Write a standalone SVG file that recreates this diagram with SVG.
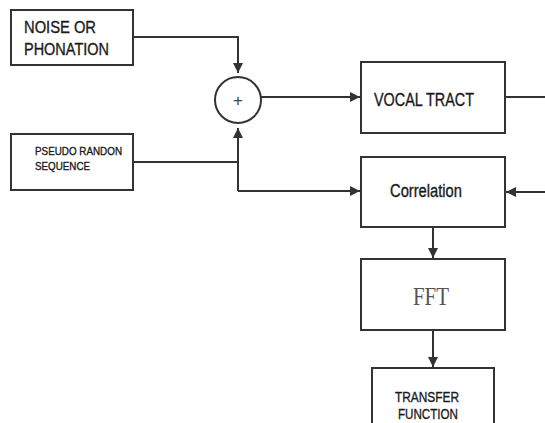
<svg xmlns="http://www.w3.org/2000/svg" width="545" height="423" viewBox="0 0 545 423">
<style>
.box{fill:#fff;stroke:#333;stroke-width:2}
.ln{fill:none;stroke:#333;stroke-width:2}
.t{font-family:"Liberation Sans",Arial,sans-serif;fill:#1a1a1a;stroke:#1a1a1a;stroke-width:0.35}
</style>
<defs>
<marker id="ah" viewBox="0 0 10 10" refX="10" refY="5" markerWidth="5" markerHeight="5" orient="auto" markerUnits="strokeWidth">
<path d="M0,0 L10,5 L0,10 z" fill="#333"/>
</marker>
</defs>
<rect width="545" height="423" fill="#fff"/>
<g id="connectors">
<path class="ln" d="M133,37 H238 V73" marker-end="url(#ah)"/>
<path class="ln" d="M133,162 H238"/>
<path class="ln" d="M238,191 V128" marker-end="url(#ah)"/>
<path class="ln" d="M238,191 H360" marker-end="url(#ah)"/>
<path class="ln" d="M261,97 H360" marker-end="url(#ah)"/>
<path class="ln" d="M505,97 H545"/>
<path class="ln" d="M545,192 H506" marker-end="url(#ah)"/>
<path class="ln" d="M433,227 V258" marker-end="url(#ah)"/>
<path class="ln" d="M433,330 V367" marker-end="url(#ah)"/>
</g>
<g id="noise">
<rect class="box" x="11" y="10" width="122" height="55"/>
<text class="t" x="24" y="33" font-size="16.5" textLength="72" lengthAdjust="spacingAndGlyphs">NOISE OR</text>
<text class="t" x="24" y="55" font-size="16.5" textLength="85" lengthAdjust="spacingAndGlyphs">PHONATION</text>
</g>
<g id="sum">
<circle cx="238" cy="100" r="23" fill="#fff" stroke="#333" stroke-width="2"/>
<text x="238" y="106" font-size="17" text-anchor="middle" font-family="'Liberation Sans',Arial,sans-serif" fill="#444">+</text>
</g>
<g id="pseudo">
<rect class="box" x="11" y="134" width="122" height="56"/>
<text class="t" x="35" y="155" font-size="11" textLength="87" lengthAdjust="spacingAndGlyphs">PSEUDO RANDON</text>
<text class="t" x="35" y="170" font-size="11" textLength="55" lengthAdjust="spacingAndGlyphs">SEQUENCE</text>
</g>
<g id="vocal">
<rect class="box" x="361" y="62" width="144" height="71"/>
<text class="t" x="374" y="106" font-size="18" textLength="100" lengthAdjust="spacingAndGlyphs">VOCAL TRACT</text>
</g>
<g id="correlation">
<rect class="box" x="361" y="157" width="144" height="70"/>
<text class="t" x="390" y="197" font-size="18" textLength="72" lengthAdjust="spacingAndGlyphs">Correlation</text>
</g>
<g id="fft">
<rect class="box" x="361" y="259" width="144" height="71"/>
<text x="413" y="305" font-size="26" textLength="36" lengthAdjust="spacingAndGlyphs" font-family="'Liberation Serif','Times New Roman',serif" fill="#555">FFT</text>
</g>
<g id="transfer">
<rect class="box" x="372" y="368" width="122" height="60"/>
<text class="t" x="395" y="402" font-size="15" textLength="64" lengthAdjust="spacingAndGlyphs">TRANSFER</text>
<text class="t" x="398" y="419" font-size="15" textLength="60" lengthAdjust="spacingAndGlyphs">FUNCTION</text>
</g>
</svg>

···

■ What this task involves: Omit any images, then output the listing exactly.

■ Worked solution:
Write a standalone SVG file that recreates this diagram with SVG.
<svg xmlns="http://www.w3.org/2000/svg" width="545" height="423" viewBox="0 0 545 423">
<style>
.box{fill:#fff;stroke:#333;stroke-width:2}
.ln{fill:none;stroke:#333;stroke-width:2}
.t{font-family:"Liberation Sans",Arial,sans-serif;fill:#1a1a1a;stroke:#1a1a1a;stroke-width:0.35}
</style>
<defs>
<marker id="ah" viewBox="0 0 10 10" refX="10" refY="5" markerWidth="5" markerHeight="5" orient="auto" markerUnits="strokeWidth">
<path d="M0,0 L10,5 L0,10 z" fill="#333"/>
</marker>
</defs>
<rect width="545" height="423" fill="#fff"/>
<g id="connectors">
<path class="ln" d="M133,37 H238 V73" marker-end="url(#ah)"/>
<path class="ln" d="M133,162 H238"/>
<path class="ln" d="M238,191 V128" marker-end="url(#ah)"/>
<path class="ln" d="M238,191 H360" marker-end="url(#ah)"/>
<path class="ln" d="M261,97 H360" marker-end="url(#ah)"/>
<path class="ln" d="M505,97 H545"/>
<path class="ln" d="M545,192 H506" marker-end="url(#ah)"/>
<path class="ln" d="M433,227 V258" marker-end="url(#ah)"/>
<path class="ln" d="M433,330 V367" marker-end="url(#ah)"/>
</g>
<g id="noise">
<rect class="box" x="11" y="10" width="122" height="55"/>
<text class="t" x="24" y="33" font-size="16.5" textLength="72" lengthAdjust="spacingAndGlyphs">NOISE OR</text>
<text class="t" x="24" y="55" font-size="16.5" textLength="85" lengthAdjust="spacingAndGlyphs">PHONATION</text>
</g>
<g id="sum">
<circle cx="238" cy="100" r="23" fill="#fff" stroke="#333" stroke-width="2"/>
<text x="238" y="106" font-size="17" text-anchor="middle" font-family="'Liberation Sans',Arial,sans-serif" fill="#444">+</text>
</g>
<g id="pseudo">
<rect class="box" x="11" y="134" width="122" height="56"/>
<text class="t" x="35" y="155" font-size="11" textLength="87" lengthAdjust="spacingAndGlyphs">PSEUDO RANDON</text>
<text class="t" x="35" y="170" font-size="11" textLength="55" lengthAdjust="spacingAndGlyphs">SEQUENCE</text>
</g>
<g id="vocal">
<rect class="box" x="361" y="62" width="144" height="71"/>
<text class="t" x="374" y="106" font-size="18" textLength="100" lengthAdjust="spacingAndGlyphs">VOCAL TRACT</text>
</g>
<g id="correlation">
<rect class="box" x="361" y="157" width="144" height="70"/>
<text class="t" x="390" y="197" font-size="18" textLength="72" lengthAdjust="spacingAndGlyphs">Correlation</text>
</g>
<g id="fft">
<rect class="box" x="361" y="259" width="144" height="71"/>
<text x="413" y="305" font-size="26" textLength="36" lengthAdjust="spacingAndGlyphs" font-family="'Liberation Serif','Times New Roman',serif" fill="#555">FFT</text>
</g>
<g id="transfer">
<rect class="box" x="372" y="368" width="122" height="60"/>
<text class="t" x="395" y="402" font-size="15" textLength="64" lengthAdjust="spacingAndGlyphs">TRANSFER</text>
<text class="t" x="398" y="419" font-size="15" textLength="60" lengthAdjust="spacingAndGlyphs">FUNCTION</text>
</g>
</svg>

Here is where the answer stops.